Waymo bolsters its safety case
Last week Waymo released new data strengthening the case that their vehicles crash less often than human-driven vehicles. The study was a collaboration between Waymo and reinsurance company Swiss Re, which has access to a comprehensive database of insurance claims. The study compares successful insurance claims against Waymo to those against a typical human driver.
Over 3.8 million miles of driverless operations, Waymo experienced 76 percent fewer property damage claims than a typical human driver. Even more impressive, there wasn’t a single crash where Waymo had to pay a bodily injury claim. A typical human driver causes a bodily injury about once every 1.1 million miles, so we’d expect to see three or four injury claims across 3.8 million miles of human driving.
People almost always report major crashes to their insurance companies, especially when the other party was at fault. So this data is more comprehensive than the data on police-reported crashes I wrote about in my last article. And Phil Koopman, an expert on AV safety at Carnegie Mellon, told me that the main findings of the Waymo study were statistically credible, albeit with some caveats.

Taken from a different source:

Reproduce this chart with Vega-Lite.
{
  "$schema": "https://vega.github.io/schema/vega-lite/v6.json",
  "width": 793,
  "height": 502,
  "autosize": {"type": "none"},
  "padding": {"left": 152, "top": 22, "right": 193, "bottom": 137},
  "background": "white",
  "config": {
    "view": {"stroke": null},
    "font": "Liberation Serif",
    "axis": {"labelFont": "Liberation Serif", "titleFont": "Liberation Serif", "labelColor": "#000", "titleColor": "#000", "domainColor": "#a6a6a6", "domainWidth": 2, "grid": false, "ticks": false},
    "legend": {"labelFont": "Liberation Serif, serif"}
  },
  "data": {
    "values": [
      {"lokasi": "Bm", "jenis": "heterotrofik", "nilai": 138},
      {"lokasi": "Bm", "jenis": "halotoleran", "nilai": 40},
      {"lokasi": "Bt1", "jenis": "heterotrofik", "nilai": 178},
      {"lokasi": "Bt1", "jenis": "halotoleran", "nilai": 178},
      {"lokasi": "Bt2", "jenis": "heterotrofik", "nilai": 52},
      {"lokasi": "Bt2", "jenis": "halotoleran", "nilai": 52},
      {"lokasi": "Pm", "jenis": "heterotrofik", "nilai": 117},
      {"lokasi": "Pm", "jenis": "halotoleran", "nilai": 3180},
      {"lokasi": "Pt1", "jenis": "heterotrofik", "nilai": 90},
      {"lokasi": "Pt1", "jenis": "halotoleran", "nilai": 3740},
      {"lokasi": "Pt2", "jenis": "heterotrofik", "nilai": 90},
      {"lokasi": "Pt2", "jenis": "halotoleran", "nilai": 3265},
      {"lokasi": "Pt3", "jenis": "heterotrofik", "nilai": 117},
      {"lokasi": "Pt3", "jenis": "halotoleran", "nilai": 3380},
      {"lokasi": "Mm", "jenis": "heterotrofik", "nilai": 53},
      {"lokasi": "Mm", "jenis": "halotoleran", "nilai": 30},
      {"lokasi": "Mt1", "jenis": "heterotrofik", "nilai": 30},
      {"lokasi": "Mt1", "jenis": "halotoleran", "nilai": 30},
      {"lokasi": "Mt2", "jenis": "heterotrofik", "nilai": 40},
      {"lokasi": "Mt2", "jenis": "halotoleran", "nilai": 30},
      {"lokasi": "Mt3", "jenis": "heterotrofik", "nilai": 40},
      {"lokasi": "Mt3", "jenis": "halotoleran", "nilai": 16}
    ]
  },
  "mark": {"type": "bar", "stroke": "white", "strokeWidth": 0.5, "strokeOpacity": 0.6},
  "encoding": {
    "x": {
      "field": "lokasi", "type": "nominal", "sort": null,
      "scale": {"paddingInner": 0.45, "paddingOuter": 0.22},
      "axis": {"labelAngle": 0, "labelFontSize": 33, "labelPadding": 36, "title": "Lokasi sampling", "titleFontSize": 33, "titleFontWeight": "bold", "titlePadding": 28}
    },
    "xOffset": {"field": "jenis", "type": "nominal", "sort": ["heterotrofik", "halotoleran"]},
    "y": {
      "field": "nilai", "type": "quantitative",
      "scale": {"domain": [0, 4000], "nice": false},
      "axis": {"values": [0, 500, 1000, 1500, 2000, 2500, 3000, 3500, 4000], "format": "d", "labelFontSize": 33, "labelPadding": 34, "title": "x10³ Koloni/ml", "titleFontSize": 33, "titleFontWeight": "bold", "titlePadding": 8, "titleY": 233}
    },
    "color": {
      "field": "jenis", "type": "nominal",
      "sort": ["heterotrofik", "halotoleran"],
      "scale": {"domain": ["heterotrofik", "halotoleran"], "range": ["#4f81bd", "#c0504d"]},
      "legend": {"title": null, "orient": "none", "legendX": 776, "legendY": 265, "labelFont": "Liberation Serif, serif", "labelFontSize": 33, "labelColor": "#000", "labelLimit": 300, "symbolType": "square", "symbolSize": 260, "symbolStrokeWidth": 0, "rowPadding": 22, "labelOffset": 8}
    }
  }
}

The study only counted crashes where Waymo was found at least partially at fault. But it’s conceivable that Waymo’s driving style could increase crashes without Waymo being legally at fault in any of them. The best drivers prevent crashes by anticipating and compensating for the bad behavior of drunk, inexperienced, and distracted drivers. If Waymo did this less than the average driver, it could lead to more crashes without Waymo necessarily being at fault in any particular crash.

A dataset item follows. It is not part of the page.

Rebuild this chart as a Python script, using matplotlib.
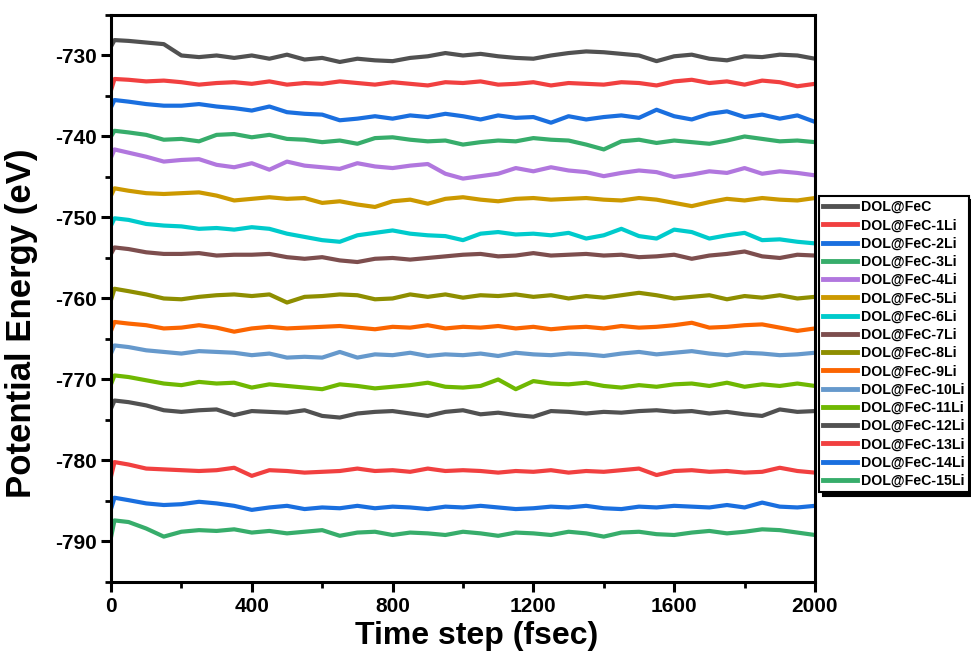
import matplotlib
matplotlib.use("Agg")
import matplotlib.pyplot as plt
from matplotlib.ticker import MultipleLocator

# time axis (fsec), values every 50 fs
time_fs = [0, 10] + list(range(50, 2001, 50))

labels = ["DOL@FeC"] + ["DOL@FeC-%dLi" % i for i in range(1, 16)]

feC = [-728.9, -728.1, -728.2, -728.4, -728.6, -730.0, -730.2, -730.0, -730.3, -730.0, -730.4,
       -729.9, -730.5, -730.3, -730.8, -730.4, -730.6, -730.7, -730.3, -730.1, -729.7, -730.0,
       -729.8, -730.1, -730.3, -730.4, -730.0, -729.7, -729.5, -729.6, -729.8, -730.0, -730.7,
       -730.1, -729.9, -730.4, -730.6, -730.1, -730.2, -729.9, -730.0, -730.4]
li1 = [-734.3, -732.9, -733.0, -733.2, -733.1, -733.3, -733.6, -733.4, -733.3, -733.5, -733.2,
       -733.6, -733.4, -733.5, -733.2, -733.4, -733.6, -733.3, -733.5, -733.7, -733.3, -733.4,
       -733.2, -733.6, -733.5, -733.3, -733.7, -733.4, -733.5, -733.6, -733.3, -733.4, -733.7,
       -733.2, -733.0, -733.4, -733.2, -733.6, -733.1, -733.3, -733.8, -733.5]
li2 = [-736.4, -735.5, -735.7, -736.0, -736.2, -736.2, -736.0, -736.3, -736.5, -736.8, -736.3,
       -737.0, -737.2, -737.3, -738.0, -737.8, -737.5, -737.8, -737.4, -737.6, -737.2, -737.5,
       -737.9, -737.4, -737.7, -737.6, -738.3, -737.5, -737.9, -737.6, -737.4, -737.7, -736.7,
       -737.5, -737.9, -737.2, -736.9, -737.6, -737.3, -737.8, -737.4, -738.2]
li3 = [-740.0, -739.3, -739.5, -739.8, -740.4, -740.3, -740.6, -739.8, -739.7, -740.1, -739.8,
       -740.3, -740.4, -740.7, -740.5, -740.9, -740.2, -740.1, -740.4, -740.6, -740.5, -741.0,
       -740.7, -740.5, -740.6, -740.2, -740.4, -740.5, -741.0, -741.6, -740.6, -740.4, -740.8,
       -740.5, -740.7, -740.9, -740.5, -740.0, -740.3, -740.6, -740.5, -740.7]
li4 = [-742.6, -741.6, -742.0, -742.5, -743.1, -742.9, -742.8, -743.5, -743.8, -743.3, -744.1,
       -743.1, -743.6, -743.8, -744.0, -743.3, -743.7, -743.9, -743.6, -743.4, -744.6, -745.2,
       -744.9, -744.6, -743.9, -744.3, -743.8, -744.2, -744.4, -744.9, -744.5, -744.2, -744.4,
       -745.0, -744.7, -744.3, -744.5, -743.9, -744.6, -744.3, -744.5, -744.8]
li5 = [-747.3, -746.4, -746.7, -747.0, -747.1, -747.0, -746.9, -747.3, -747.9, -747.7, -747.5,
       -747.7, -747.6, -748.2, -748.0, -748.4, -748.7, -748.0, -747.8, -748.3, -747.7, -747.5,
       -747.8, -748.0, -747.7, -747.6, -747.8, -747.7, -747.6, -747.8, -747.9, -747.6, -747.8,
       -748.2, -748.6, -748.1, -747.7, -747.9, -747.6, -747.8, -747.9, -747.6]
li6 = [-751.0, -750.1, -750.3, -750.8, -751.0, -751.1, -751.4, -751.3, -751.5, -751.2, -751.4,
       -752.0, -752.4, -752.8, -753.0, -752.2, -751.9, -751.6, -752.0, -752.2, -752.3, -752.8,
       -752.0, -751.8, -752.1, -752.0, -752.2, -751.9, -752.6, -752.2, -751.4, -752.3, -752.6,
       -751.5, -751.8, -752.6, -752.2, -751.9, -752.8, -752.7, -753.0, -753.2]
li7 = [-754.5, -753.7, -753.9, -754.3, -754.5, -754.5, -754.4, -754.7, -754.6, -754.6, -754.5,
       -754.9, -755.1, -754.9, -755.3, -755.5, -755.1, -755.0, -755.2, -755.0, -754.8, -754.6,
       -754.5, -754.8, -754.7, -754.4, -754.7, -754.6, -754.5, -754.7, -754.6, -754.9, -754.8,
       -754.6, -755.1, -754.7, -754.5, -754.2, -754.8, -755.0, -754.6, -754.7]
li8 = [-760.2, -758.8, -759.1, -759.5, -760.0, -760.1, -759.8, -759.6, -759.5, -759.7, -759.5,
       -760.5, -759.8, -759.7, -759.5, -759.6, -760.1, -760.0, -759.5, -759.8, -759.5, -759.9,
       -759.6, -759.7, -759.5, -759.8, -759.6, -760.0, -759.7, -759.9, -759.6, -759.3, -759.6,
       -760.0, -759.8, -759.6, -760.1, -759.7, -759.9, -759.6, -760.0, -759.8]
li9 = [-764.0, -762.9, -763.1, -763.3, -763.7, -763.6, -763.3, -763.6, -764.1, -763.7, -763.5,
       -763.7, -763.6, -763.5, -763.4, -763.6, -763.8, -763.5, -763.6, -763.3, -763.7, -763.5,
       -763.6, -763.4, -763.7, -763.5, -763.8, -763.6, -763.5, -763.7, -763.4, -763.6, -763.5,
       -763.3, -763.0, -763.6, -763.5, -763.3, -763.2, -763.6, -764.0, -763.7]
li10 = [-766.8, -765.8, -766.0, -766.4, -766.6, -766.8, -766.5, -766.6, -766.7, -767.0, -766.8,
        -767.3, -767.2, -767.3, -766.6, -767.3, -766.9, -767.0, -766.7, -767.1, -766.9, -767.0,
        -766.8, -767.1, -766.7, -766.9, -767.0, -766.8, -766.9, -767.1, -766.8, -766.6, -766.9,
        -766.7, -766.5, -766.8, -767.0, -766.7, -766.8, -767.0, -766.9, -766.7]
li11 = [-770.6, -769.5, -769.7, -770.1, -770.5, -770.7, -770.3, -770.5, -770.4, -771.0, -770.6,
        -770.8, -771.0, -771.2, -770.6, -770.8, -771.1, -770.9, -770.7, -770.4, -770.9, -771.0,
        -770.8, -770.0, -771.2, -770.2, -770.5, -770.6, -770.4, -770.8, -771.0, -770.7, -770.9,
        -770.6, -770.5, -770.8, -770.4, -770.9, -770.6, -770.8, -770.5, -770.8]
li12 = [-773.6, -772.6, -772.8, -773.2, -773.8, -774.0, -773.8, -773.7, -774.4, -773.9, -774.0,
        -774.1, -773.8, -774.5, -774.7, -774.2, -774.0, -773.9, -774.2, -774.5, -774.0, -773.8,
        -774.3, -774.1, -774.4, -774.6, -773.9, -774.0, -774.2, -774.0, -774.1, -773.9, -773.8,
        -774.0, -773.9, -774.2, -774.0, -774.3, -774.5, -773.7, -774.0, -773.9]
li13 = [-782.0, -780.2, -780.5, -781.0, -781.1, -781.2, -781.3, -781.2, -780.9, -781.9, -781.2,
        -781.3, -781.5, -781.4, -781.3, -781.0, -781.3, -781.2, -781.4, -781.0, -781.3, -781.2,
        -781.3, -781.5, -781.3, -781.4, -781.2, -781.5, -781.3, -781.4, -781.2, -781.0, -781.8,
        -781.3, -781.2, -781.4, -781.3, -781.5, -781.4, -780.9, -781.3, -781.5]
li14 = [-786.0, -784.6, -784.9, -785.3, -785.5, -785.4, -785.1, -785.3, -785.6, -786.1, -785.8,
        -785.6, -786.0, -785.8, -785.9, -785.6, -785.9, -785.7, -785.8, -786.0, -785.7, -785.8,
        -785.6, -785.8, -786.0, -785.9, -785.7, -785.8, -785.6, -785.9, -786.0, -785.7, -785.8,
        -785.6, -785.7, -785.8, -785.5, -785.8, -785.2, -785.7, -785.8, -785.6]
li15 = [-789.5, -787.4, -787.6, -788.4, -789.4, -788.8, -788.6, -788.7, -788.5, -788.9, -788.7,
        -789.0, -788.8, -788.6, -789.3, -788.9, -788.8, -789.2, -788.9, -789.0, -789.2, -788.8,
        -789.0, -789.3, -788.9, -789.0, -789.2, -788.8, -789.0, -789.4, -788.9, -788.8, -789.1,
        -789.2, -788.9, -788.7, -789.0, -788.8, -788.5, -788.6, -788.9, -789.2]

series = [feC, li1, li2, li3, li4, li5, li6, li7, li8, li9, li10, li11, li12, li13, li14, li15]

# Origin-style default colour cycle
colors = ["#515151", "#F14040", "#1A6FDF", "#37AD6B", "#B177DE", "#CC9900", "#00CBCC",
          "#7D4E4E", "#8E8E00", "#FB6501", "#6699CC", "#6FB802",
          "#515151", "#F14040", "#1A6FDF", "#37AD6B"]

plt.rcParams['font.family'] = ['Liberation Sans', 'DejaVu Sans']
plt.rcParams['axes.unicode_minus'] = False

fig = plt.figure(figsize=(9.71, 6.57), dpi=100)
ax = fig.add_axes([0.1143, 0.1142, 0.725, 0.863])

for y, c, lab in zip(series, colors, labels):
    ax.plot(time_fs, y, color=c, lw=3.0, label=lab)

ax.set_xlim(0, 2000)
ax.set_ylim(-795, -725)
ax.xaxis.set_major_locator(MultipleLocator(400))
ax.xaxis.set_minor_locator(MultipleLocator(200))
ax.yaxis.set_major_locator(MultipleLocator(10))
ax.yaxis.set_minor_locator(MultipleLocator(5))
ax.tick_params(which='major', direction='out', length=7, width=2.2, labelsize=15)
ax.tick_params(which='minor', direction='out', length=4, width=2.0)
for t in ax.get_xticklabels() + ax.get_yticklabels():
    t.set_fontweight('bold')
for s in ax.spines.values():
    s.set_linewidth(2.2)

ax.set_xlabel("Time step (fsec)", fontsize=23, fontweight='bold', labelpad=4)
ax.xaxis.label.set_x(0.52)
ax.set_ylabel("Potential Energy (eV)", fontsize=25, fontweight='bold')
ax.yaxis.set_label_coords(-0.104, 0.457)

leg = fig.legend(loc='lower left', bbox_to_anchor=(0.8435, 0.251),
                 prop={'weight': 'bold', 'size': 10.2}, frameon=True, fancybox=False,
                 shadow={'color': 'black', 'alpha': 1.0, 'ox': 3, 'oy': -3},
                 handlelength=2.4, handletextpad=0.25, labelspacing=0.3,
                 borderpad=0.3, borderaxespad=0)
leg.get_frame().set_edgecolor('black')
leg.get_frame().set_linewidth(1.5)
for h in leg.get_lines():
    h.set_linewidth(3.5)

fig.savefig("out.png", dpi=100)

Still, Koopman views the study as another data point backing up Waymo’s contention that its vehicles crash less often than human drivers.

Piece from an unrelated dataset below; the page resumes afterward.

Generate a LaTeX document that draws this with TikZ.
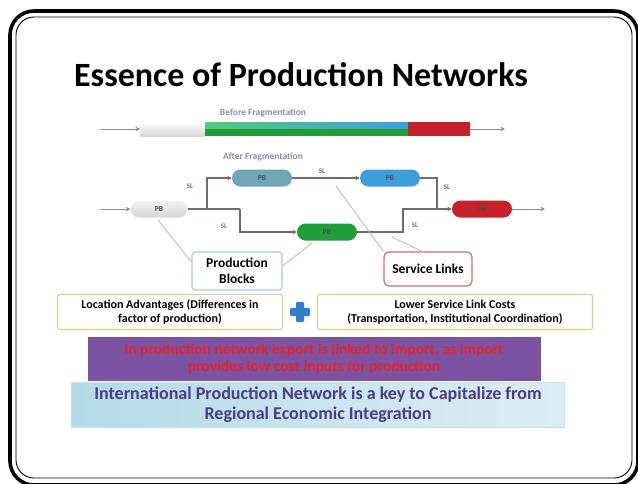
\documentclass[tikz,border=0pt]{standalone}
\usepackage{fontspec}
\setmainfont{Carlito}
\usetikzlibrary{shapes.misc,arrows.meta}
\definecolor{linkc}{HTML}{7A6868}
\definecolor{leadc}{HTML}{CFA3A3}
\definecolor{pbgray}{HTML}{D6D6D6}
\definecolor{pbteal}{HTML}{6FA6B8}
\definecolor{pbblue}{HTML}{3C9FDC}
\definecolor{pbgreen}{HTML}{1F9E3A}
\definecolor{pbred}{HTML}{C42228}
\definecolor{boxblue}{HTML}{9CCFE0}
\definecolor{boxred}{HTML}{C8706C}
\definecolor{boxyel}{HTML}{D9D08E}
\definecolor{purp}{HTML}{7C52A3}
\definecolor{redtxt}{HTML}{E5252B}
\definecolor{navy}{HTML}{4B3A8E}
\definecolor{plusc}{HTML}{2F7FC8}
\definecolor{phasec}{HTML}{8A8FB0}
\begin{document}
\begin{tikzpicture}[x=1pt,y=-1pt,
  pbnode/.style={rounded rectangle, minimum width=60pt, minimum height=17pt,
    inner sep=0pt, font=\fontsize{7.5}{7.5}\selectfont\bfseries, text=black!70},
  link/.style={draw=linkc, line width=1.6pt},
  tip/.style={-{Stealth[length=4.5pt,width=4.5pt]}},
  sllabel/.style={font=\fontsize{7}{7}\selectfont\bfseries, text=black!55},
  leader/.style={draw=leadc, line width=0.7pt},
  infobox/.style={draw, fill=white, rounded corners=3pt, line width=1.2pt,
    align=center, inner sep=0pt, font=\fontsize{12}{13.5}\selectfont\bfseries},
  callout/.style={infobox, font=\fontsize{13.5}{16.5}\selectfont\bfseries},
  phase/.style={font=\fontsize{9.5}{9.5}\selectfont\bfseries, text=phasec}
]
\useasboundingbox (0,0) rectangle (638,483);
\fill[white] (0,0) rectangle (638,483);

% slide frame
\draw[line width=3.6pt, rounded corners=24pt] (10,11) rectangle (638,485);
\draw[line width=0.9pt, rounded corners=18pt] (16,17) rectangle (632,478);

% title
\node (title) at (301,75) {\fontsize{34}{34}\selectfont\bfseries Essence of Production Networks};

% before fragmentation bar
\node[phase] (before) at (263,113) {Before Fragmentation};
\shade[top color=white, bottom color=pbgray] (140,122) rectangle (205,136);
\shade[left color=green!45!teal!70, right color=pbblue] (205,122) rectangle (408,129);
\fill[pbgreen] (205,129) rectangle (408,136);
\fill[pbred] (408,122) rectangle (470,136);
\coordinate (bin) at (100,129);
\coordinate (bleft) at (140,129);
\coordinate (bright) at (470,129);
\coordinate (bout) at (505,129);
\draw[draw=black!45, line width=0.8pt, tip] (bin) -- (bleft);
\draw[draw=black!45, line width=0.8pt, tip] (bright) -- (bout);

% after fragmentation network
\node[phase] (after) at (263,157) {After Fragmentation};
\node[pbnode, minimum width=57pt, top color=white!70!pbgray, bottom color=pbgray] (pa) at (159,209) {PB};
\node[pbnode, fill=pbteal] (pt) at (262,178) {PB};
\node[pbnode, fill=pbblue] (pu) at (390,178) {PB};
\node[pbnode, fill=pbgreen] (pg) at (327,232) {PB};
\node[pbnode, fill=pbred] (pr) at (482,209) {PB};

\coordinate (nin) at (100,209);
\coordinate (nout) at (545,209);
\coordinate (j1) at (207,209);
\coordinate (j2) at (240,209);
\coordinate (j3) at (437,209);
\coordinate (j4) at (403,209);

\draw[draw=black!45, line width=0.8pt, tip] (nin) -- (pa.west);
\draw[link] (pa.east) -- (j1);
\draw[link, tip] (j1) |- (pt.west);
\draw[link] (j1) -- (j2);
\draw[link, tip] (j2) |- (pg.west);
\draw[link, tip] (pt.east) -- (pu.west);
\draw[link] (pu.east) -| (j3);
\draw[link] (pg.east) -| (j4) -- (j3);
\draw[link, tip] (j3) -- (pr.west);
\draw[draw=black!45, line width=0.8pt, tip] (pr.east) -- (nout);

\node[sllabel] (s1) at (190,186) {SL};
\node[sllabel] (s2) at (224,226) {SL};
\node[sllabel] (s3) at (322,171) {SL};
\node[sllabel] (s4) at (447,187) {SL};
\node[sllabel] (s5) at (415,225) {SL};

% callouts
\node[callout, draw=boxblue, minimum width=90pt, minimum height=38pt] (blocks) at (237,271) {Production\\Blocks};
\node[callout, draw=boxred, rounded corners=5pt, minimum width=88pt, minimum height=34pt] (links) at (428,269) {Service Links};

\coordinate (lb1) at (158,220);
\coordinate (lb2) at (312,243);
\coordinate (ls1) at (336,186);
\coordinate (ls2) at (392,237);
\draw[leader] (lb1) -- (blocks.west |- 0,262);
\draw[leader] (lb2) -- (blocks.east |- 0,266);
\draw[leader] (ls1) -- (links.north west);
\draw[leader] (ls2) -- ([xshift=-6pt]links.north);

% advantages
\node[infobox, draw=boxyel, rounded corners=2pt, minimum width=225pt, minimum height=35pt] (loc) at (170,312)
  {Location Advantages (Differences in\\factor of production)};
\node[infobox, draw=boxyel, rounded corners=2pt, minimum width=275pt, minimum height=35pt] (cost) at (455,312)
  {Lower Service Link Costs\\(Transportation, Institutional Coordination)};
\fill[plusc, rounded corners=1.2pt] (296,302) rectangle (304,322);
\fill[plusc, rounded corners=1.2pt] (290,308) rectangle (310,316);

% conclusions
\node[fill=purp, minimum width=453pt, minimum height=44pt, inner sep=0pt, align=center,
  text=redtxt, font=\fontsize{15.5}{17}\selectfont\bfseries] (trade) at (314,359)
  {In production network export is linked to import, as import\\provides low cost inputs for production};
\node[left color=boxblue!75, right color=boxblue!35, draw=boxblue!60, minimum width=493pt, minimum height=45pt,
  inner sep=0pt, align=center, text=navy, font=\fontsize{18}{20}\selectfont\bfseries] (ipn) at (318,405)
  {International Production Network is a key to Capitalize from\\Regional Economic Integration};
\end{tikzpicture}
\end{document}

In contrast, Koopman isn’t convinced by the safety data Cruise has published so far. Back in April, Cruise published a report analyzing the company’s first million miles on the road. Here is a key chart from that report:
This looks impressive, but Koopman doesn’t buy it. He noted that “collision with meaningful risk of injury” is not an industry-standard metric and that Cruise has not explained the methodology underlying the human benchmark Cruise is using.
“These metrics are so cherry-picked and the baseline is so opaque, that bar chart means nothing,” Koopman told me.
“What we see from Cruise is a conspicuous display of opacity,” Koopman told me. In contrast, he said, “the Waymo technical guys are being fairly transparent.”
I’ve talked to a number of industry insiders over the last month, and multiple people said they thought the California Department of Motor Vehicles actually did Cruise a favor when it asked Cruise to cut its San Francisco fleet by half on August 18. Cruise needs to continue testing its vehicles on public roads so it can learn from mistakes and get better. But the company seems to have gotten over its skis in recent months.
With half as many cars on the road, Cruise will get half as many negative headlines for mistakes made by its cars. The extra breathing room could give Cruise time to not only hone its technology, but also to streamline its procedures and repair relationships with city officials. Maybe Cruise can even produce some safety statistics that are transparent and rigorous enough to convince skeptics like Koopman.